AIM:
Your task is to copy the listing exactly. Drop any pictures from the copy.

━━━━━━━━━━━━━━━━

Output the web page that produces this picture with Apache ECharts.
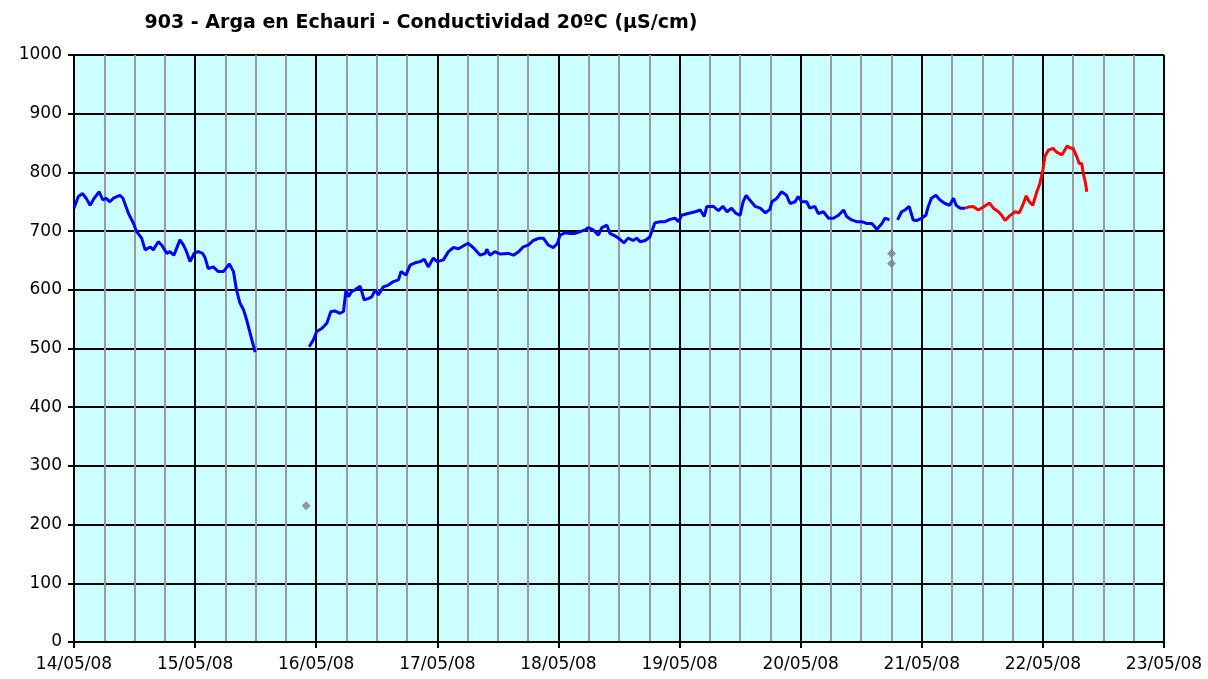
<!DOCTYPE html>
<html>
<head>
<meta charset="utf-8">
<script src="https://cdn.jsdelivr.net/npm/echarts@6/dist/echarts.min.js"></script>
<style>
  html, body { margin: 0; padding: 0; background: #fff; }
  #main { width: 1208px; height: 679px; }
</style>
</head>
<body>
<div id="main"></div>
<script>
// horas desde 14/05/08 00:00
var blueHours = [
  0, 0.85, 1.7, 2.4, 3.2, 4.0, 5.0, 5.7, 6.3, 7.1, 7.8, 9.1, 9.7, 10.8, 11.8, 12.4, 13.4, 14.1, 15.1, 15.7,
  16.7, 17.4, 18.4, 19.0, 19.8, 21.0, 21.7, 22.3, 23.0, 23.8, 24.6, 25.5, 26.0, 26.6, 27.6, 28.6, 29.6, 30.8,
  31.6, 32.2, 32.9, 33.6, 34.2, 34.9, 35.9,
  40,
  46.6, 47.4, 48.1, 49.1, 50.1, 50.9, 51.7, 52.7, 53.4, 53.9, 54.4, 55.0, 55.7, 56.7, 57.5, 58.3, 59.0, 59.7,
  60.3, 61.3, 62.3, 63.3, 64.3, 64.8, 65.8, 66.6, 67.6, 68.6, 69.4, 70.2, 71.2, 72.0, 73.2, 74.2, 75.2, 76.2,
  77.2, 78.1, 79.1, 80.5, 81.5, 81.8, 82.4, 83.4, 84.4, 86.1, 87.1, 88.1, 89.0, 90.0, 91.0, 92.2, 93.0, 94.0,
  95.0, 95.8, 96.3, 97.3, 98.3, 99.3, 100.3, 101.3, 101.9, 102.9, 103.9, 104.6, 105.6, 106.2, 107.2, 108.2,
  109.0, 109.8, 110.8, 111.5, 112.2, 113.2, 114.1, 115.1, 116.1, 117.1, 118.1, 119.1, 119.8, 120.4, 121.7,
  123.1, 124.1, 124.9, 125.4, 126.7, 127.7, 128.6, 129.4, 130.3, 131.2, 132.0, 132.6, 133.2, 134.0, 135.0,
  136.0, 137.0, 137.9, 138.3, 139.3, 140.2, 141.2, 141.9, 142.9, 143.5, 144.2, 145.2, 145.8, 146.8, 147.5,
  148.5, 149.5, 150.5, 151.5, 152.5, 153.1, 154.1, 155.1, 156.1, 157.1, 158.1, 159.1, 160.1, 160.7, 161.6,
  162.4,
  163.2, 164.0, 164.7, 165.5, 166.3, 167.0, 168.0, 168.8, 169.3, 169.9, 170.8, 171.6, 172.6, 173.5, 174.3,
  174.8, 175.6, 176.6
]
var blueValues = [
  739, 759, 764, 756, 744, 756, 767, 753, 756, 750, 756, 761, 756, 730, 713, 699, 688, 668, 673, 668,
  682, 676, 662, 665, 659, 685, 676, 665, 648, 662, 665, 662, 654, 636, 639, 631, 631, 644,
  631, 600, 577, 566, 549, 526, 494,
  null,
  503, 514, 529, 534, 543, 563, 564, 560, 563, 600, 588, 597, 600, 606, 583, 585, 588, 600,
  591, 605, 608, 614, 617, 631, 625, 642, 646, 648, 652, 639, 654, 648, 651, 665, 672, 670,
  675, 679, 672, 659, 662, 669, 659, 665, 661, 662, 659, 665, 673, 676, 684, 688, 688, 676,
  672, 679, 693, 697, 696, 696, 699, 702, 706, 702, 693, 706, 710, 696, 692, 686,
  680, 688, 684, 688, 682, 684, 690, 714, 716, 716, 720, 722, 716, 727, 730,
  733, 736, 725, 742, 742, 735, 742, 733, 739, 730, 727, 750, 761, 752, 742,
  739, 731, 737, 750, 756, 767, 761, 747, 750, 759, 750, 750, 739, 742, 730,
  733, 722, 722, 727, 736, 725, 719, 716, 716, 713, 713, 703, 713, 722, 719,
  null,
  719, 733, 736, 742, 719, 718, 722, 727, 742, 756, 761, 753, 747, 744, 756,
  744, 739, 739
]
var redHours = [
  176.6, 177.2, 178.2, 179.2, 180.2, 181.4, 182.2, 183.2, 183.9, 184.5, 185.4, 186.5, 187.3, 188.0, 188.7,
  189.3, 190.0, 190.8, 191.4, 192.0, 192.4, 193.1, 194.0, 194.8, 195.8, 196.8, 197.6, 198.0, 198.7, 199.2,
  199.7, 200.0, 200.4, 200.7
]
var redValues = [
  739, 741, 742, 736, 741, 748, 739, 733, 726, 718, 726, 733, 731, 744, 760,
  750, 744, 767, 781, 804, 827, 838, 841, 834, 830, 845, 841, 841, 827, 815,
  815, 798, 784, 767
]
// valores sueltos (rombos grises)
var pointHours = [46.0, 162.0, 162.0]
var pointValues = [232, 662, 645]

var dayLabels = ['14/05/08', '15/05/08', '16/05/08', '17/05/08', '18/05/08',
  '19/05/08', '20/05/08', '21/05/08', '22/05/08', '23/05/08']

function pairs(xs, ys) {
  return xs.map(function (x, i) { return [x, ys[i]] })
}

var myChart = echarts.init(document.getElementById('main'))
var option = {
  animation: false,
  title: {
    text: '903 - Arga en Echauri - Conductividad 20ºC (µS/cm)',
    left: 416,
    top: 9,
    textAlign: 'center',
    textStyle: {
      fontFamily: 'DejaVu Sans',
      fontWeight: 'bold',
      fontSize: 19,
      color: '#000'
    }
  },
  grid: {
    left: 74,
    right: 44,
    top: 55,
    bottom: 37
  },
  xAxis: {
    type: 'value',
    min: 0,
    max: 216,
    interval: 24,
    axisLine: { lineStyle: { color: '#000', width: 2 } },
    axisTick: { length: 6, lineStyle: { color: '#000', width: 2 } },
    axisLabel: {
      color: '#000',
      fontFamily: 'DejaVu Sans',
      fontSize: 17,
      margin: 14,
      formatter: function (v) { return dayLabels[Math.round(v / 24)] }
    },
    splitLine: { show: true, lineStyle: { color: '#000', width: 2 } },
    minorTick: { show: true, splitNumber: 4, length: 0 },
    minorSplitLine: { show: true, lineStyle: { color: '#9a9a9a', width: 2 } }
  },
  yAxis: {
    type: 'value',
    min: 0,
    max: 1000,
    interval: 100,
    axisLine: { show: true, lineStyle: { color: '#000', width: 2 } },
    axisTick: { show: true, length: 6, lineStyle: { color: '#000', width: 2 } },
    axisLabel: {
      color: '#000',
      fontFamily: 'DejaVu Sans',
      fontSize: 17,
      margin: 12,
      formatter: function (v) { return String(v) }
    },
    splitLine: { show: true, lineStyle: { color: '#000', width: 2 } },
    splitArea: { show: true, areaStyle: { color: ['#ccffff', '#ccffff'] } }
  },
  series: [
    {
      name: 'azul',
      type: 'line',
      data: pairs(blueHours, blueValues),
      showSymbol: false,
      connectNulls: false,
      lineStyle: { color: '#0000ff', width: 3 },
      itemStyle: { color: '#0000ff' }
    },
    {
      name: 'rojo',
      type: 'line',
      data: pairs(redHours, redValues),
      showSymbol: false,
      lineStyle: { color: '#ff0000', width: 3 },
      itemStyle: { color: '#ff0000' }
    },
    {
      name: 'puntos',
      type: 'scatter',
      data: pairs(pointHours, pointValues),
      symbol: 'diamond',
      symbolSize: 9,
      itemStyle: { color: '#808080' }
    }
  ]
}
myChart.setOption(option)
</script>
</body>
</html>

━━━━━━━━━━━━━━━━

OUTPUT:
Output the web page that produces this picture with Apache ECharts.
<!DOCTYPE html>
<html>
<head>
<meta charset="utf-8">
<script src="https://cdn.jsdelivr.net/npm/echarts@6/dist/echarts.min.js"></script>
<style>
  html, body { margin: 0; padding: 0; background: #fff; }
  #main { width: 1208px; height: 679px; }
</style>
</head>
<body>
<div id="main"></div>
<script>
// horas desde 14/05/08 00:00
var blueHours = [
  0, 0.85, 1.7, 2.4, 3.2, 4.0, 5.0, 5.7, 6.3, 7.1, 7.8, 9.1, 9.7, 10.8, 11.8, 12.4, 13.4, 14.1, 15.1, 15.7,
  16.7, 17.4, 18.4, 19.0, 19.8, 21.0, 21.7, 22.3, 23.0, 23.8, 24.6, 25.5, 26.0, 26.6, 27.6, 28.6, 29.6, 30.8,
  31.6, 32.2, 32.9, 33.6, 34.2, 34.9, 35.9,
  40,
  46.6, 47.4, 48.1, 49.1, 50.1, 50.9, 51.7, 52.7, 53.4, 53.9, 54.4, 55.0, 55.7, 56.7, 57.5, 58.3, 59.0, 59.7,
  60.3, 61.3, 62.3, 63.3, 64.3, 64.8, 65.8, 66.6, 67.6, 68.6, 69.4, 70.2, 71.2, 72.0, 73.2, 74.2, 75.2, 76.2,
  77.2, 78.1, 79.1, 80.5, 81.5, 81.8, 82.4, 83.4, 84.4, 86.1, 87.1, 88.1, 89.0, 90.0, 91.0, 92.2, 93.0, 94.0,
  95.0, 95.8, 96.3, 97.3, 98.3, 99.3, 100.3, 101.3, 101.9, 102.9, 103.9, 104.6, 105.6, 106.2, 107.2, 108.2,
  109.0, 109.8, 110.8, 111.5, 112.2, 113.2, 114.1, 115.1, 116.1, 117.1, 118.1, 119.1, 119.8, 120.4, 121.7,
  123.1, 124.1, 124.9, 125.4, 126.7, 127.7, 128.6, 129.4, 130.3, 131.2, 132.0, 132.6, 133.2, 134.0, 135.0,
  136.0, 137.0, 137.9, 138.3, 139.3, 140.2, 141.2, 141.9, 142.9, 143.5, 144.2, 145.2, 145.8, 146.8, 147.5,
  148.5, 149.5, 150.5, 151.5, 152.5, 153.1, 154.1, 155.1, 156.1, 157.1, 158.1, 159.1, 160.1, 160.7, 161.6,
  162.4,
  163.2, 164.0, 164.7, 165.5, 166.3, 167.0, 168.0, 168.8, 169.3, 169.9, 170.8, 171.6, 172.6, 173.5, 174.3,
  174.8, 175.6, 176.6
]
var blueValues = [
  739, 759, 764, 756, 744, 756, 767, 753, 756, 750, 756, 761, 756, 730, 713, 699, 688, 668, 673, 668,
  682, 676, 662, 665, 659, 685, 676, 665, 648, 662, 665, 662, 654, 636, 639, 631, 631, 644,
  631, 600, 577, 566, 549, 526, 494,
  null,
  503, 514, 529, 534, 543, 563, 564, 560, 563, 600, 588, 597, 600, 606, 583, 585, 588, 600,
  591, 605, 608, 614, 617, 631, 625, 642, 646, 648, 652, 639, 654, 648, 651, 665, 672, 670,
  675, 679, 672, 659, 662, 669, 659, 665, 661, 662, 659, 665, 673, 676, 684, 688, 688, 676,
  672, 679, 693, 697, 696, 696, 699, 702, 706, 702, 693, 706, 710, 696, 692, 686,
  680, 688, 684, 688, 682, 684, 690, 714, 716, 716, 720, 722, 716, 727, 730,
  733, 736, 725, 742, 742, 735, 742, 733, 739, 730, 727, 750, 761, 752, 742,
  739, 731, 737, 750, 756, 767, 761, 747, 750, 759, 750, 750, 739, 742, 730,
  733, 722, 722, 727, 736, 725, 719, 716, 716, 713, 713, 703, 713, 722, 719,
  null,
  719, 733, 736, 742, 719, 718, 722, 727, 742, 756, 761, 753, 747, 744, 756,
  744, 739, 739
]
var redHours = [
  176.6, 177.2, 178.2, 179.2, 180.2, 181.4, 182.2, 183.2, 183.9, 184.5, 185.4, 186.5, 187.3, 188.0, 188.7,
  189.3, 190.0, 190.8, 191.4, 192.0, 192.4, 193.1, 194.0, 194.8, 195.8, 196.8, 197.6, 198.0, 198.7, 199.2,
  199.7, 200.0, 200.4, 200.7
]
var redValues = [
  739, 741, 742, 736, 741, 748, 739, 733, 726, 718, 726, 733, 731, 744, 760,
  750, 744, 767, 781, 804, 827, 838, 841, 834, 830, 845, 841, 841, 827, 815,
  815, 798, 784, 767
]
// valores sueltos (rombos grises)
var pointHours = [46.0, 162.0, 162.0]
var pointValues = [232, 662, 645]

var dayLabels = ['14/05/08', '15/05/08', '16/05/08', '17/05/08', '18/05/08',
  '19/05/08', '20/05/08', '21/05/08', '22/05/08', '23/05/08']

function pairs(xs, ys) {
  return xs.map(function (x, i) { return [x, ys[i]] })
}

var myChart = echarts.init(document.getElementById('main'))
var option = {
  animation: false,
  title: {
    text: '903 - Arga en Echauri - Conductividad 20ºC (µS/cm)',
    left: 416,
    top: 9,
    textAlign: 'center',
    textStyle: {
      fontFamily: 'DejaVu Sans',
      fontWeight: 'bold',
      fontSize: 19,
      color: '#000'
    }
  },
  grid: {
    left: 74,
    right: 44,
    top: 55,
    bottom: 37
  },
  xAxis: {
    type: 'value',
    min: 0,
    max: 216,
    interval: 24,
    axisLine: { lineStyle: { color: '#000', width: 2 } },
    axisTick: { length: 6, lineStyle: { color: '#000', width: 2 } },
    axisLabel: {
      color: '#000',
      fontFamily: 'DejaVu Sans',
      fontSize: 17,
      margin: 14,
      formatter: function (v) { return dayLabels[Math.round(v / 24)] }
    },
    splitLine: { show: true, lineStyle: { color: '#000', width: 2 } },
    minorTick: { show: true, splitNumber: 4, length: 0 },
    minorSplitLine: { show: true, lineStyle: { color: '#9a9a9a', width: 2 } }
  },
  yAxis: {
    type: 'value',
    min: 0,
    max: 1000,
    interval: 100,
    axisLine: { show: true, lineStyle: { color: '#000', width: 2 } },
    axisTick: { show: true, length: 6, lineStyle: { color: '#000', width: 2 } },
    axisLabel: {
      color: '#000',
      fontFamily: 'DejaVu Sans',
      fontSize: 17,
      margin: 12,
      formatter: function (v) { return String(v) }
    },
    splitLine: { show: true, lineStyle: { color: '#000', width: 2 } },
    splitArea: { show: true, areaStyle: { color: ['#ccffff', '#ccffff'] } }
  },
  series: [
    {
      name: 'azul',
      type: 'line',
      data: pairs(blueHours, blueValues),
      showSymbol: false,
      connectNulls: false,
      lineStyle: { color: '#0000ff', width: 3 },
      itemStyle: { color: '#0000ff' }
    },
    {
      name: 'rojo',
      type: 'line',
      data: pairs(redHours, redValues),
      showSymbol: false,
      lineStyle: { color: '#ff0000', width: 3 },
      itemStyle: { color: '#ff0000' }
    },
    {
      name: 'puntos',
      type: 'scatter',
      data: pairs(pointHours, pointValues),
      symbol: 'diamond',
      symbolSize: 9,
      itemStyle: { color: '#808080' }
    }
  ]
}
myChart.setOption(option)
</script>
</body>
</html>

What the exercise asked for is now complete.